> **Directive**
Establish how many lines in the material include the string "with" and report it as a lone number.

> **Record extracts**
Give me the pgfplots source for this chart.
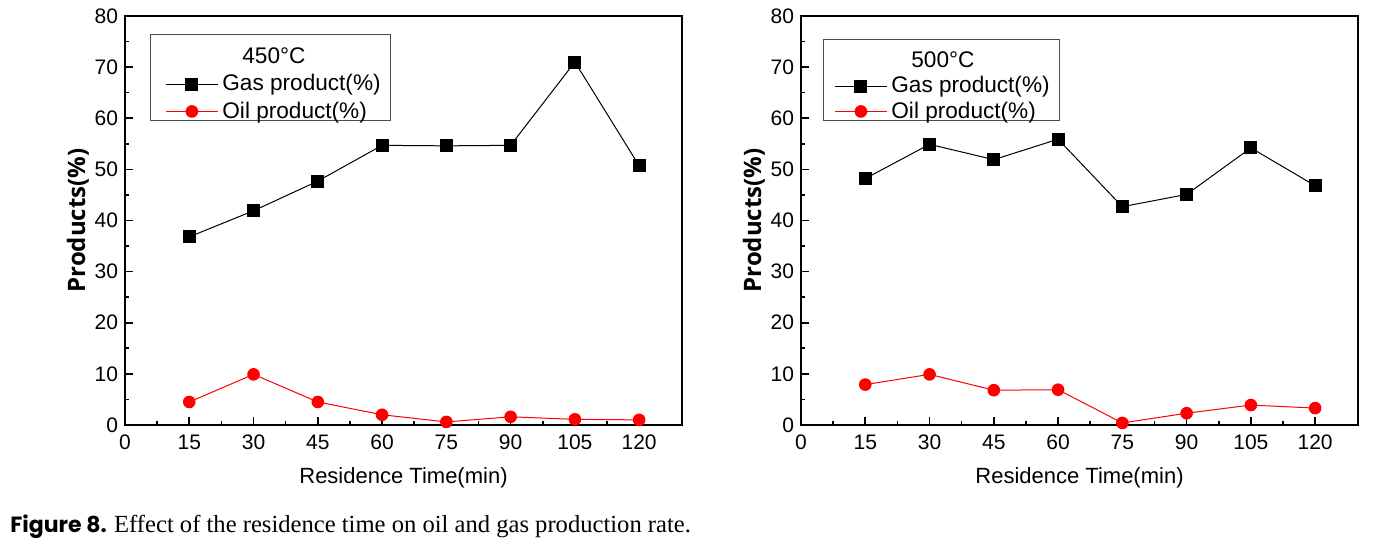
\documentclass[border=0pt]{standalone}
\usepackage{fontspec}
\setmainfont{Liberation Sans}
\newfontfamily\labfont{Open Sans}
\newfontfamily\capbold{Poppins}
\newfontfamily\capserif{Liberation Serif}
\usepackage{pgfplots}
\pgfplotsset{compat=1.18}
\pgfplotstableread{
t gas oil
15 36.8 4.5
30 41.9 9.9
45 47.7 4.5
60 54.7 2.0
75 54.6 0.6
90 54.7 1.6
105 71.0 1.1
120 50.7 1.0
}\dataA
\pgfplotstableread{
t gas oil
15 48.2 7.9
30 54.9 9.9
45 51.9 6.8
60 55.9 6.9
75 42.7 0.4
90 45.1 2.3
105 54.2 3.9
120 46.8 3.3
}\dataB
\pgfplotsset{
 myax/.style={
  width=278.5pt, height=204.5pt, scale only axis,
  xmin=0, xmax=130, ymin=0, ymax=80,
  xtick={0,15,...,120}, ytick={0,10,...,80},
  minor x tick num=1, minor y tick num=1,
  xtick pos=left, ytick pos=left,
  tick align=inside,
  major tick length=4pt, minor tick length=2pt,
  axis line style={line width=1pt},
  every tick/.style={black, line width=0.8pt},
  tick label style={font=\fontsize{10.5}{12}\selectfont},
  xticklabel style={yshift=-1.5pt},
  /pgf/number format/assume math mode=true,
  xlabel={Residence Time(min)},
  ylabel={\labfont\bfseries Products(\%)},
  xlabel style={font=\fontsize{11}{13}\selectfont, at={(axis description cs:0.5,-0.1296)}, anchor=center},
  ylabel style={font=\fontsize{12}{14}\selectfont, at={(axis description cs:-0.0844,0.5)}, anchor=center},
  legend cell align=left,
  legend style={at={(axis description cs:0,1)}, anchor=north west, draw=black!70, line width=0.4pt,
    font=\fontsize{11.3}{14}\selectfont, inner xsep=3pt, inner ysep=-2.5pt, row sep=0pt,
    /tikz/every even column/.append style={column sep=2.5pt}},
 },
 limg/.style={legend image code/.code={\path (0pt,0pt); \draw[mark repeat=2,mark phase=2,##1] plot coordinates {(#1,0pt) (#1+13pt,0pt) (#1+26pt,0pt)};}},
 gas/.style={black, line width=0.5pt, mark=square*, mark size=3pt, mark options={solid}},
 oil/.style={red, line width=0.5pt, mark=*, mark size=2.9pt, mark options={solid}},
}
\begin{document}
\begin{tikzpicture}
\useasboundingbox (0,0) rectangle (689pt,-272pt);
\begin{axis}[myax, limg=4.5pt, at={(62.5pt,-8pt)}, anchor=north west,
  legend style={xshift=12.5pt, yshift=-9pt}]
\addlegendimage{empty legend}
\addlegendentry{\rule{0pt}{15pt}\makebox[0pt][l]{\hspace{10pt}450°C}}
\addplot[gas] table[x=t,y=gas]{\dataA};
\addlegendentry{Gas product(\%)}
\addplot[oil] table[x=t,y=oil]{\dataA};
\addlegendentry{\raisebox{0pt}[\height][0pt]{Oil product(\%)}}
\end{axis}
\begin{axis}[myax, limg=2.5pt, at={(400.5pt,-8pt)}, anchor=north west,
  legend style={xshift=11pt, yshift=-11.5pt, row sep=-1pt}]
\addlegendimage{empty legend}
\addlegendentry{\rule{0pt}{14.5pt}\makebox[0pt][l]{\hspace{10pt}500°C}}
\addplot[gas] table[x=t,y=gas]{\dataB};
\addlegendentry{Gas product(\%)}
\addplot[oil] table[x=t,y=oil]{\dataB};
\addlegendentry{\raisebox{0pt}[\height][0pt]{Oil product(\%)}}
\end{axis}
\node[anchor=base west, inner sep=0pt] at (5pt,-266.5pt)
  {{\capbold\bfseries\fontsize{11}{13}\selectfont Figure 8.} {\capserif\fontsize{12.3}{14}\selectfont Effect of the residence time on oil and gas production rate.}};
\end{tikzpicture}
\end{document}
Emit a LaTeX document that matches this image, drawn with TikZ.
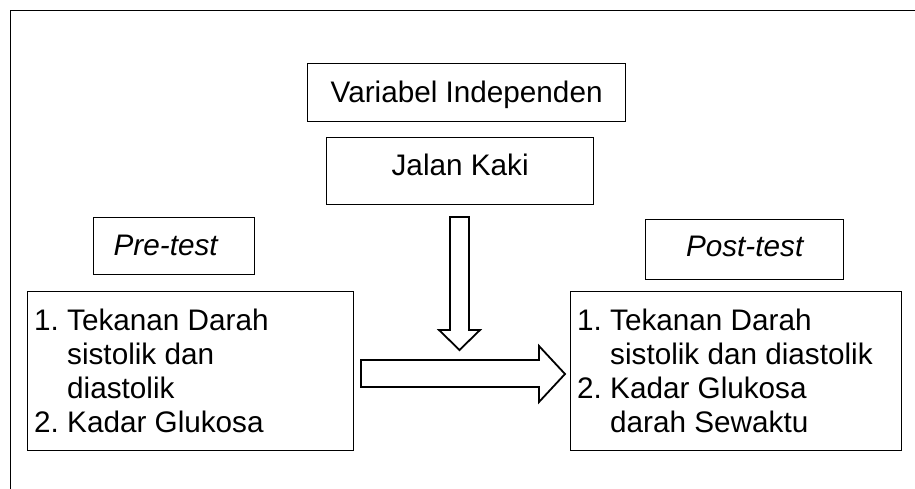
\documentclass[tikz,border=0pt]{standalone}
\usepackage{fontspec}
\setmainfont{Liberation Sans}
\usepackage{array}
\begin{document}
\begin{tikzpicture}[x=1pt,y=-1pt,
  box/.style={draw, line width=1.3pt, inner sep=0pt, anchor=north west, font=\fontsize{29.7}{34}\selectfont},
  listtext/.style={anchor=base west, inner sep=0pt, font=\fontsize{29.7}{34}\selectfont},
  fat/.style={draw, line width=1.8pt, fill=white, line join=miter}]
\useasboundingbox (0,0) rectangle (915,489);
\draw[line width=1.3pt] (10.7,489) -- (10.7,10.3) -- (915,10.3);
\node[box, minimum width=318pt, text height=39pt, text depth=19pt] (var) at (307,63) {Variabel Independen};
\node[box, minimum width=267pt, text height=38pt, text depth=29pt] (jalan) at (326,137) {Jalan Kaki};
\node[box, text width=121pt, inner xsep=20pt, align=left, text height=38pt, text depth=19pt] (pre) at (93,217) {\itshape Pre-test};
\node[box, minimum width=198pt, text height=37pt, text depth=23pt] (post) at (645,219) {\itshape Post-test};
\node[box, minimum width=326pt, minimum height=159pt] (leftbox) at (27,291) {};
\node[box, minimum width=331pt, minimum height=159pt] (rightbox) at (570,291) {};
\node[listtext] (lefttext) at (34,330) {\begin{tabular}[t]{@{}p{33pt}@{}l@{}}1.&Tekanan Darah\\ &sistolik dan\\ &diastolik\\ 2.&Kadar Glukosa\end{tabular}};
\node[listtext] (righttext) at (577,330) {\begin{tabular}[t]{@{}p{33pt}@{}l@{}}1.&Tekanan Darah\\ &sistolik dan diastolik\\ 2.&Kadar Glukosa\\ &darah Sewaktu\end{tabular}};
\draw[fat] (450,217) -- (469,217) -- (469,330) -- (480,330) -- (459.5,350) -- (439,330) -- (450,330) -- cycle;
\draw[fat] (361,360) -- (539,360) -- (539,346) -- (565,374) -- (539,402) -- (539,387) -- (361,387) -- cycle;
\end{tikzpicture}
\end{document}
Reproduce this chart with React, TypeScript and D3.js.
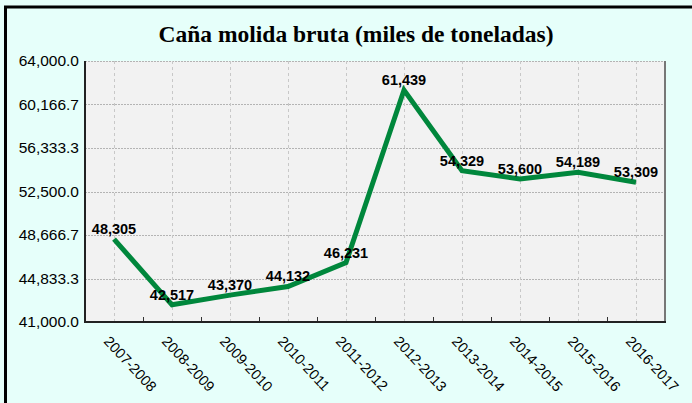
import React, { createRef, Component } from 'react';
import * as d3 from 'd3';

const seasons = ['2007-2008', '2008-2009', '2009-2010', '2010-2011', '2011-2012',
    '2012-2013', '2013-2014', '2014-2015', '2015-2016', '2016-2017'];
const cane = [48305, 42517, 43370, 44132, 46231, 61439, 54329, 53600, 54189, 53309];
const yTicks = [41000, 44833.3, 48666.7, 52500, 56333.3, 60166.7, 64000];
const title = 'Caña molida bruta (miles de toneladas)';

class CaneChart extends Component<{ width: number; height: number }> {
    ref = createRef<SVGSVGElement>();

    componentDidMount() {
        this.renderChart(this.ref.current);
    }

    renderChart(svgRef: SVGSVGElement | null) {
        const svg = d3.select(svgRef);
        const { width, height } = this.props;
        svg.selectAll('*').remove();
        svg.attr('width', width).attr('height', height);

        const m = { left: 85, top: 61, right: 665, bottom: 322 };

        const x = d3.scaleBand().domain(seasons).range([m.left, m.right]);
        const y = d3.scaleLinear().domain([41000, 64000]).range([m.bottom, m.top]);
        const cx = (d: string) => (x(d) as number) + x.bandwidth() / 2;

        // background + frame (only top/left edges fall inside the picture)
        svg.append('rect')
            .attr('width', width).attr('height', height)
            .attr('fill', '#e6fffa');
        svg.append('path')
            .attr('d', `M5.5,${height}V7H${width}`)
            .attr('fill', 'none')
            .attr('stroke', '#000').attr('stroke-width', 3);

        svg.append('text')
            .attr('x', 356).attr('y', 42)
            .attr('text-anchor', 'middle')
            .style('font-family', '"Liberation Serif", serif')
            .style('font-weight', 'bold')
            .style('font-size', '23.5px')
            .text(title);

        // plot area
        svg.append('rect')
            .attr('x', m.left).attr('y', m.top)
            .attr('width', m.right - m.left).attr('height', m.bottom - m.top)
            .attr('fill', '#f2f2f2');

        svg.append('g').selectAll('line').data(yTicks).enter().append('line')
            .attr('x1', m.left).attr('x2', m.right)
            .attr('y1', d => Math.round(y(d)) + 0.5).attr('y2', d => Math.round(y(d)) + 0.5)
            .attr('stroke', '#b4b4b4')
            .attr('stroke-dasharray', '2,1');

        svg.append('g').selectAll('line').data(seasons).enter().append('line')
            .attr('x1', d => Math.round(cx(d)) + 0.5).attr('x2', d => Math.round(cx(d)) + 0.5)
            .attr('y1', m.top).attr('y2', m.bottom)
            .attr('stroke', '#c8c8c8')
            .attr('stroke-dasharray', '3,3');

        // x ticks at band boundaries
        svg.append('g').selectAll('line').data(seasons.slice(1)).enter().append('line')
            .attr('x1', d => Math.round(x(d) as number) + 0.5).attr('x2', d => Math.round(x(d) as number) + 0.5)
            .attr('y1', m.bottom - 5).attr('y2', m.bottom)
            .attr('stroke', '#333');

        // axes / border
        svg.append('line')
            .attr('x1', m.right).attr('x2', m.right)
            .attr('y1', m.top).attr('y2', m.bottom)
            .attr('stroke', '#777').attr('stroke-width', 2);
        svg.append('line')
            .attr('x1', m.left).attr('x2', m.left)
            .attr('y1', m.top).attr('y2', m.bottom + 1)
            .attr('stroke', '#222').attr('stroke-width', 2);
        svg.append('line')
            .attr('x1', m.left).attr('x2', m.right + 1)
            .attr('y1', m.bottom).attr('y2', m.bottom)
            .attr('stroke', '#222').attr('stroke-width', 2);

        svg.append('g').selectAll('text').data(yTicks).enter().append('text')
            .attr('x', 79).attr('y', d => y(d))
            .attr('dy', '0.35em')
            .attr('text-anchor', 'end')
            .style('font-family', '"Liberation Sans", Arial, sans-serif')
            .style('font-size', '15.5px')
            .text(d => d3.format(',.1f')(d));

        svg.append('g').selectAll('text').data(seasons).enter().append('text')
            .attr('transform', d => `translate(${cx(d) - 11},${m.bottom + 20}) rotate(47)`)
            .attr('text-anchor', 'start')
            .style('font-family', '"Liberation Sans", Arial, sans-serif')
            .style('font-size', '14.5px')
            .text(d => d);

        // line
        const line = d3.line<number>()
            .x((d, i) => cx(seasons[i]))
            .y(d => y(d));
        svg.append('path')
            .datum(cane)
            .attr('d', line)
            .attr('fill', 'none')
            .attr('stroke', '#00873c')
            .attr('stroke-width', 5)
            .attr('stroke-linejoin', 'miter');

        svg.append('g').selectAll('text').data(cane).enter().append('text')
            .attr('x', (d, i) => cx(seasons[i]))
            .attr('y', d => y(d) - 5)
            .attr('text-anchor', 'middle')
            .style('font-family', '"Liberation Sans", Arial, sans-serif')
            .style('font-weight', 'bold')
            .style('font-size', '14.5px')
            .text(d => d3.format(',')(d));
    }

    render() {
        return <svg ref={this.ref} style={{ display: 'block', position: 'absolute', left: 0, top: 0 }} />;
    }
}

export default function App() {
    return <CaneChart width={692} height={403} />;
}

> **Expected answer**
2